> _Exercise instructions_:
Your copy of the material below should match it exactly, except that it holds no pictures.

> _Material_:

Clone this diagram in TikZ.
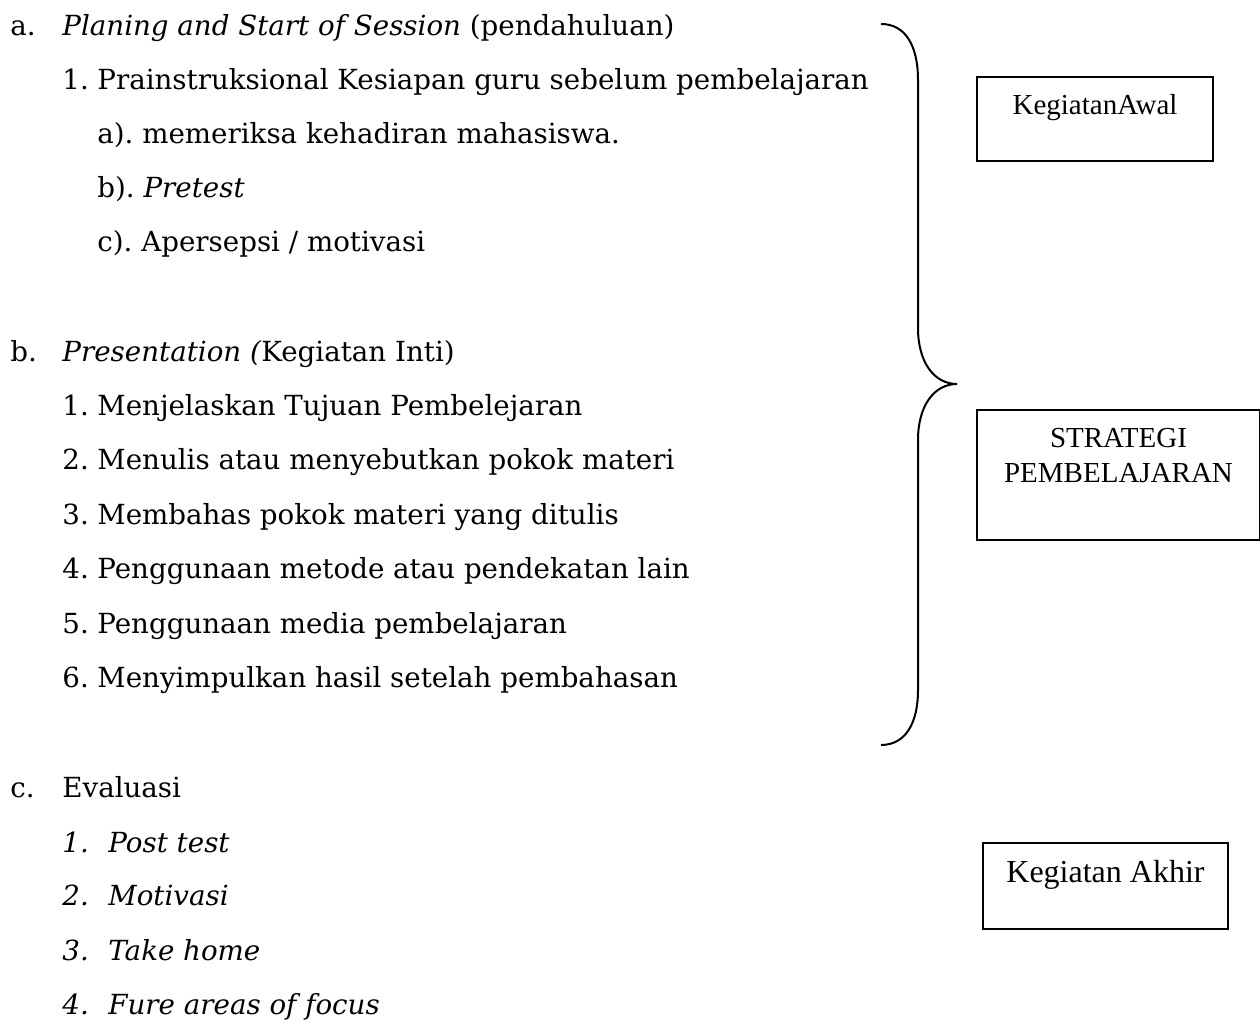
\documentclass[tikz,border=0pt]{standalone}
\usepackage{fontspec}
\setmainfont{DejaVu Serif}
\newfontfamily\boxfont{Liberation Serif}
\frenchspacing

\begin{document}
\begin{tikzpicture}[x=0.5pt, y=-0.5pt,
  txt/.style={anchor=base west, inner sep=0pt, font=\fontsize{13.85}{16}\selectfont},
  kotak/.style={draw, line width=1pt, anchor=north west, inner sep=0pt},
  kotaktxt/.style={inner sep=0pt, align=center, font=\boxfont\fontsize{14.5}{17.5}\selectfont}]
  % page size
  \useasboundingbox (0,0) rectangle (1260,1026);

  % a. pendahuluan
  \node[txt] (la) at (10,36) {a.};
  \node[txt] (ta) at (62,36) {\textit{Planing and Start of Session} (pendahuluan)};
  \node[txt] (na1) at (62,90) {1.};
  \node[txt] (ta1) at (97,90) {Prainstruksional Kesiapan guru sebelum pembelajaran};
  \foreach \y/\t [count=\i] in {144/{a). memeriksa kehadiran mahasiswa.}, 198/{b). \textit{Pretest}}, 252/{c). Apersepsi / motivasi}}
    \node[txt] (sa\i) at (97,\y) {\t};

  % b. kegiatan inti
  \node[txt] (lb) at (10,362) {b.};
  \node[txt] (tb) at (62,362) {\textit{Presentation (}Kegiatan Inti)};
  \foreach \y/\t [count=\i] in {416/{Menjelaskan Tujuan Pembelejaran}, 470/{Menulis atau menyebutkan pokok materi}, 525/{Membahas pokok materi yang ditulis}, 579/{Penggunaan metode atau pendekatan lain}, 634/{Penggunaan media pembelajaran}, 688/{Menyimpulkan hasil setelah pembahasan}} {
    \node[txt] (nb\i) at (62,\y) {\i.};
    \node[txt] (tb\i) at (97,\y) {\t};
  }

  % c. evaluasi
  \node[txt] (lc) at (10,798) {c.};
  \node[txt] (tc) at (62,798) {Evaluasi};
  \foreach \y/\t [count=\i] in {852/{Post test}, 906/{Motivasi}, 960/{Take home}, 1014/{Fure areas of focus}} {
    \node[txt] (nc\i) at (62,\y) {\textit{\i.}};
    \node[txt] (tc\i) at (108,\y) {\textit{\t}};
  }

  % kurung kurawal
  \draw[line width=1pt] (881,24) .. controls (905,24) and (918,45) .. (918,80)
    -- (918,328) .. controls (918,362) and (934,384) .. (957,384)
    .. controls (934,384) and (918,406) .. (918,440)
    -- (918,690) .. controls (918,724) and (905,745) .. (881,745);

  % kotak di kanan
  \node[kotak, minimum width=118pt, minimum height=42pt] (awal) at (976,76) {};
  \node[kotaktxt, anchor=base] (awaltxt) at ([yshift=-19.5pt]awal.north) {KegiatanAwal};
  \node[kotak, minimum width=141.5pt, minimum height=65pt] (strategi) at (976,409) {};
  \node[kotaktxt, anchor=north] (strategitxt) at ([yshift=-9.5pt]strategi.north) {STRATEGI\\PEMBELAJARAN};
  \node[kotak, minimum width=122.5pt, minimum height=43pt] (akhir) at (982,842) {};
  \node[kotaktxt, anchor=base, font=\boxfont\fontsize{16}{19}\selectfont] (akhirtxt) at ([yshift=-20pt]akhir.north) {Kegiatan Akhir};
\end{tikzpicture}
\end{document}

> _Completed exercise_:
Clone this diagram in TikZ.
\documentclass[tikz,border=0pt]{standalone}
\usepackage{fontspec}
\setmainfont{DejaVu Serif}
\newfontfamily\boxfont{Liberation Serif}
\frenchspacing

\begin{document}
\begin{tikzpicture}[x=0.5pt, y=-0.5pt,
  txt/.style={anchor=base west, inner sep=0pt, font=\fontsize{13.85}{16}\selectfont},
  kotak/.style={draw, line width=1pt, anchor=north west, inner sep=0pt},
  kotaktxt/.style={inner sep=0pt, align=center, font=\boxfont\fontsize{14.5}{17.5}\selectfont}]
  % page size
  \useasboundingbox (0,0) rectangle (1260,1026);

  % a. pendahuluan
  \node[txt] (la) at (10,36) {a.};
  \node[txt] (ta) at (62,36) {\textit{Planing and Start of Session} (pendahuluan)};
  \node[txt] (na1) at (62,90) {1.};
  \node[txt] (ta1) at (97,90) {Prainstruksional Kesiapan guru sebelum pembelajaran};
  \foreach \y/\t [count=\i] in {144/{a). memeriksa kehadiran mahasiswa.}, 198/{b). \textit{Pretest}}, 252/{c). Apersepsi / motivasi}}
    \node[txt] (sa\i) at (97,\y) {\t};

  % b. kegiatan inti
  \node[txt] (lb) at (10,362) {b.};
  \node[txt] (tb) at (62,362) {\textit{Presentation (}Kegiatan Inti)};
  \foreach \y/\t [count=\i] in {416/{Menjelaskan Tujuan Pembelejaran}, 470/{Menulis atau menyebutkan pokok materi}, 525/{Membahas pokok materi yang ditulis}, 579/{Penggunaan metode atau pendekatan lain}, 634/{Penggunaan media pembelajaran}, 688/{Menyimpulkan hasil setelah pembahasan}} {
    \node[txt] (nb\i) at (62,\y) {\i.};
    \node[txt] (tb\i) at (97,\y) {\t};
  }

  % c. evaluasi
  \node[txt] (lc) at (10,798) {c.};
  \node[txt] (tc) at (62,798) {Evaluasi};
  \foreach \y/\t [count=\i] in {852/{Post test}, 906/{Motivasi}, 960/{Take home}, 1014/{Fure areas of focus}} {
    \node[txt] (nc\i) at (62,\y) {\textit{\i.}};
    \node[txt] (tc\i) at (108,\y) {\textit{\t}};
  }

  % kurung kurawal
  \draw[line width=1pt] (881,24) .. controls (905,24) and (918,45) .. (918,80)
    -- (918,328) .. controls (918,362) and (934,384) .. (957,384)
    .. controls (934,384) and (918,406) .. (918,440)
    -- (918,690) .. controls (918,724) and (905,745) .. (881,745);

  % kotak di kanan
  \node[kotak, minimum width=118pt, minimum height=42pt] (awal) at (976,76) {};
  \node[kotaktxt, anchor=base] (awaltxt) at ([yshift=-19.5pt]awal.north) {KegiatanAwal};
  \node[kotak, minimum width=141.5pt, minimum height=65pt] (strategi) at (976,409) {};
  \node[kotaktxt, anchor=north] (strategitxt) at ([yshift=-9.5pt]strategi.north) {STRATEGI\\PEMBELAJARAN};
  \node[kotak, minimum width=122.5pt, minimum height=43pt] (akhir) at (982,842) {};
  \node[kotaktxt, anchor=base, font=\boxfont\fontsize{16}{19}\selectfont] (akhirtxt) at ([yshift=-20pt]akhir.north) {Kegiatan Akhir};
\end{tikzpicture}
\end{document}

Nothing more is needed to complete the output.